___ Entries ___

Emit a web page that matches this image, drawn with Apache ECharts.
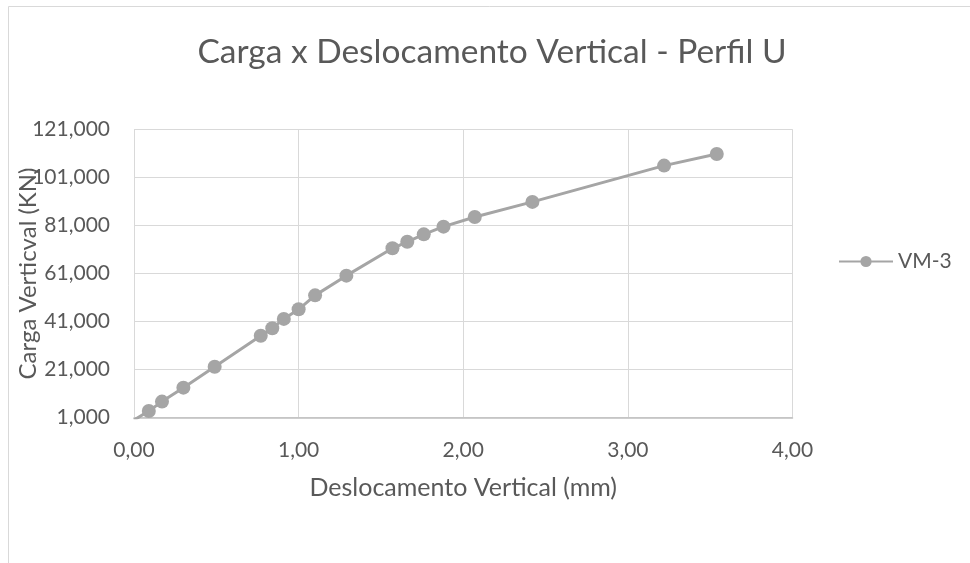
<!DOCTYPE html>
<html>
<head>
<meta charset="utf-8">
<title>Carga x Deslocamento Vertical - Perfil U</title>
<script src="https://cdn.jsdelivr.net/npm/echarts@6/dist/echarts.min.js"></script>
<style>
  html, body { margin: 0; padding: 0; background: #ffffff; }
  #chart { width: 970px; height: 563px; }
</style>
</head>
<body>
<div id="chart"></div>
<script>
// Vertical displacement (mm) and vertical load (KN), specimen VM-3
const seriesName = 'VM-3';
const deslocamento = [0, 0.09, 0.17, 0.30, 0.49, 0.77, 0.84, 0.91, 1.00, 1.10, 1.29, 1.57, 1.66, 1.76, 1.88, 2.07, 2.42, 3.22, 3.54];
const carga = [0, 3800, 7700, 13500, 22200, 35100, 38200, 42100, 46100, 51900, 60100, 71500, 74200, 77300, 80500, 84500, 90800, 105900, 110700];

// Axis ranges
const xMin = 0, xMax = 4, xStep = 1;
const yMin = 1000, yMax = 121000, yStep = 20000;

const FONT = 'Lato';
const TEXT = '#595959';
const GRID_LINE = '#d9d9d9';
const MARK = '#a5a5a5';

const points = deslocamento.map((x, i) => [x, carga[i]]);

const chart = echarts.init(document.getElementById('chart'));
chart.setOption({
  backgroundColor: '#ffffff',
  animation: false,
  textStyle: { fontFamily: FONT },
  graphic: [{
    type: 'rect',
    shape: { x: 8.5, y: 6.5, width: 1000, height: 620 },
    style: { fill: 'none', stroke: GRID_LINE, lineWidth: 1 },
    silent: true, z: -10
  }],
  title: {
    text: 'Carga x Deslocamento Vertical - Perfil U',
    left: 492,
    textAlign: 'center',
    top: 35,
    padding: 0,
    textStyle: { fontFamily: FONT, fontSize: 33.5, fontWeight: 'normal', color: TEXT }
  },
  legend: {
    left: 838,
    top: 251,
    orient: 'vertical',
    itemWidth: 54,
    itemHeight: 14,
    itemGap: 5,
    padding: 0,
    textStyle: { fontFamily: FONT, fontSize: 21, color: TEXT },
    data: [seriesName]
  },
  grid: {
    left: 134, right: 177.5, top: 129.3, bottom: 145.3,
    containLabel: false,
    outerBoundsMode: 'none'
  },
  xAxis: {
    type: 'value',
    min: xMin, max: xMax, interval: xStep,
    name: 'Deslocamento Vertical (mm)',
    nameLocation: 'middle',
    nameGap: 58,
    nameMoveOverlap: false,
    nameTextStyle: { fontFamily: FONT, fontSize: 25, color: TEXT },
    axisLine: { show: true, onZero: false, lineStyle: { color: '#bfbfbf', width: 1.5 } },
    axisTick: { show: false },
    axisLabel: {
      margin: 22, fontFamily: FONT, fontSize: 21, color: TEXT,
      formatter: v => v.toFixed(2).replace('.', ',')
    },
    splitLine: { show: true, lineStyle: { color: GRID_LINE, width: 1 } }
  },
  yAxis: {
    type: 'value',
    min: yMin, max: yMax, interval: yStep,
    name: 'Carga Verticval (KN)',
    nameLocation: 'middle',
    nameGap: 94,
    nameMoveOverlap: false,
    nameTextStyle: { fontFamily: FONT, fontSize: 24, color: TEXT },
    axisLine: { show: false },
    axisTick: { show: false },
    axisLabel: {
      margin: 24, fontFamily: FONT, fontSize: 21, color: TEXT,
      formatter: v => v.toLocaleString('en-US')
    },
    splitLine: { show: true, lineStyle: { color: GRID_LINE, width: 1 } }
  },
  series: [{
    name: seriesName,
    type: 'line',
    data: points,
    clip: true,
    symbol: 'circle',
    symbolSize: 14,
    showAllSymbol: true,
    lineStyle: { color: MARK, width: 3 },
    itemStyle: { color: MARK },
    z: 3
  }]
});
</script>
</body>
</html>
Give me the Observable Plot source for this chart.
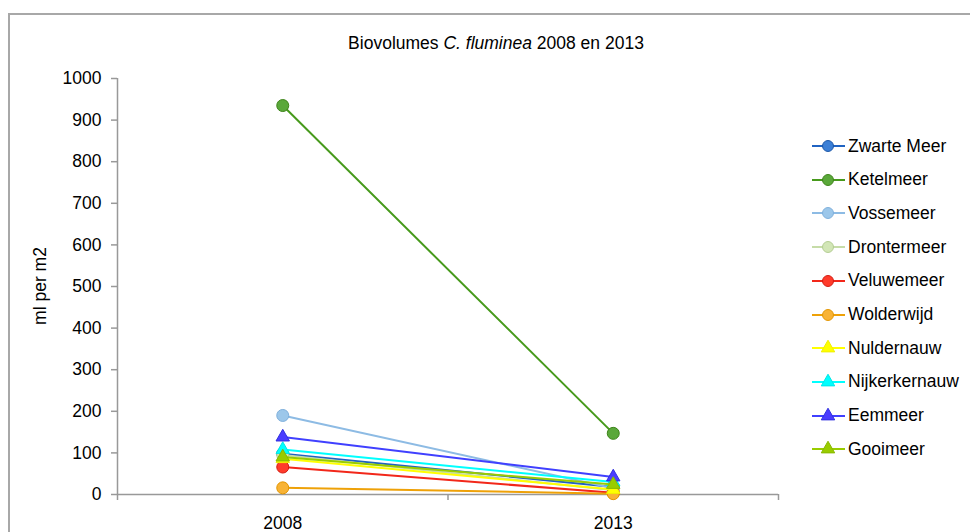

___

Go through the entries and return each line where the word "this" appears.

■ Answer for the task:
Emit a web page that matches this image, drawn with Apache ECharts.
Give me the Observable Plot source for this chart.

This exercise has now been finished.